[VP] D78203: ExpandVectorPredication

Hi all,

this is a status update on LLVM-VP, the effort to bring Vector
Predication to LLVM, and a notification that the next patch for VP is
available on phabricator (D78203).
VP directly matters to you if you are interested in code generation for
SIMD or vector ISAs with mask register (ie AVX512) and/or an active
vector length (ie RISC-V V extension, NEC SX-Aurora (VE target)).
If your SIMD ISA does not have any of this, this next patch is
particularly relevant to you as it is concerned with expanding VP
intrinsics for targets that do not support those features.

:: VP Status ::
D69891 brought us vector-predicated intrinsics for integer operations in
LLVM IR (llvm.vp.add, etc).
You can read up on VP in the LangRef

:: Next patch ::
Work is now turning towards the ExpandVectorPredication pass with a
work-in-progress patch available on Phabricator
The pass folds the EVL parameter into the mask and/or lowers the VP
intrinsics to non-VP IR as required for the target.
Your early feedback on this is very welcome to steer the development in
the right direction.

:: Related Work & Some Comments ::
Matrix intrinsic lowering
([llvm-dev] Execute intrinsic lowering passes on demand).
With the VP and matrix intrinsic passes, we are about to add two new
lowering/expansion passes to code generation.
A quick glimpse at TargetPassConfig.cpp reveals that this brings us to
at least six intrinsic lowering passes in total (LowerConstantIntrinsic,
ScalarizeMaskedMemIntrin, ExpandReductions, ExpandMemCmp + 2).

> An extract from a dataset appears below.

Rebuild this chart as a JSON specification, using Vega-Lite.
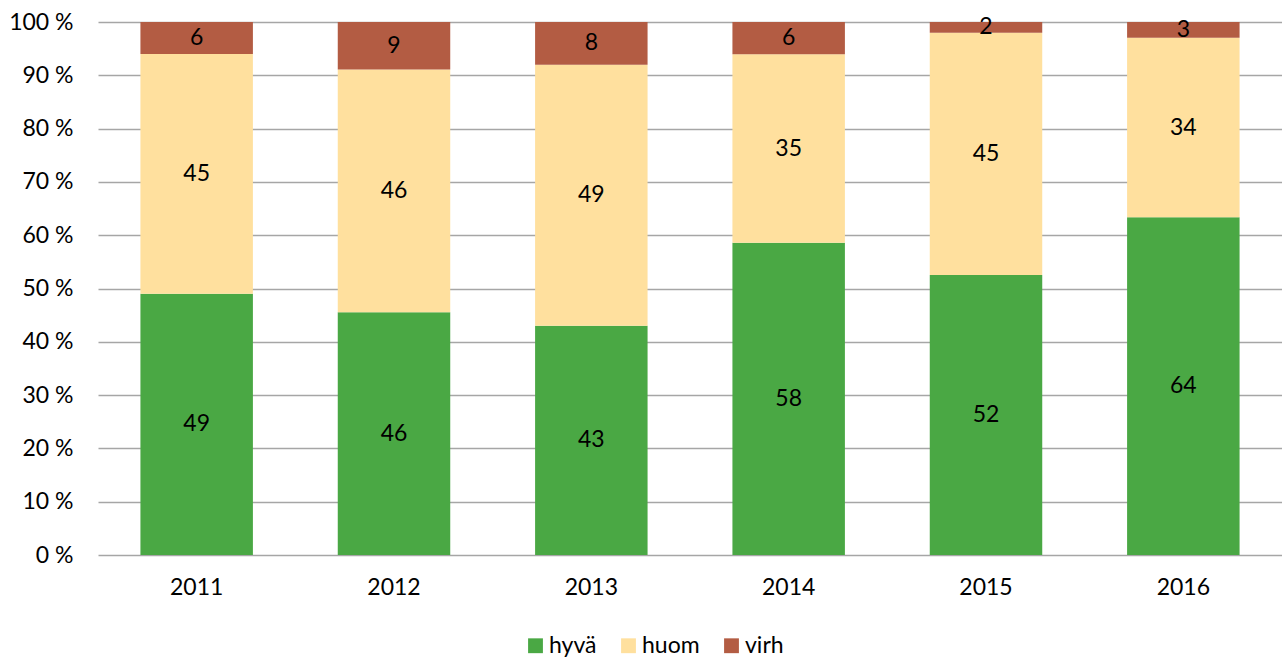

That
means at least six times, we are iterating over all instructions in the
module to put them on an expansion worklist. If this becomes a
performance bottleneck, we should re-think about how intrinsic expansion
is being done, eg by adding attributes as Florian suggested, or by
having one intrinsic index (analysis) that speeds up the worklist
population for all of these passes.

Masked reductions
([llvm-dev] RFC: Promoting experimental reduction intrinsics to first class intrinsics).
There is an interest in masked reduction operators and moving the
reduction operators out of the "llvm.experimental" prefix.
I suggest we implement those intrinsics in the llvm.vp.reduce.*
namespace (similar to how its done in the VP reference patch) and have
them support a mask and EVL.

The EVL parameter needs to be folded into the mask for the scalable
targets ARM MVE/SVE, which do not have EVL in hardware.
However i did not find a target-agnostic IR pattern to express
"EVLMask[i] = i < %evl" in the scalable setting.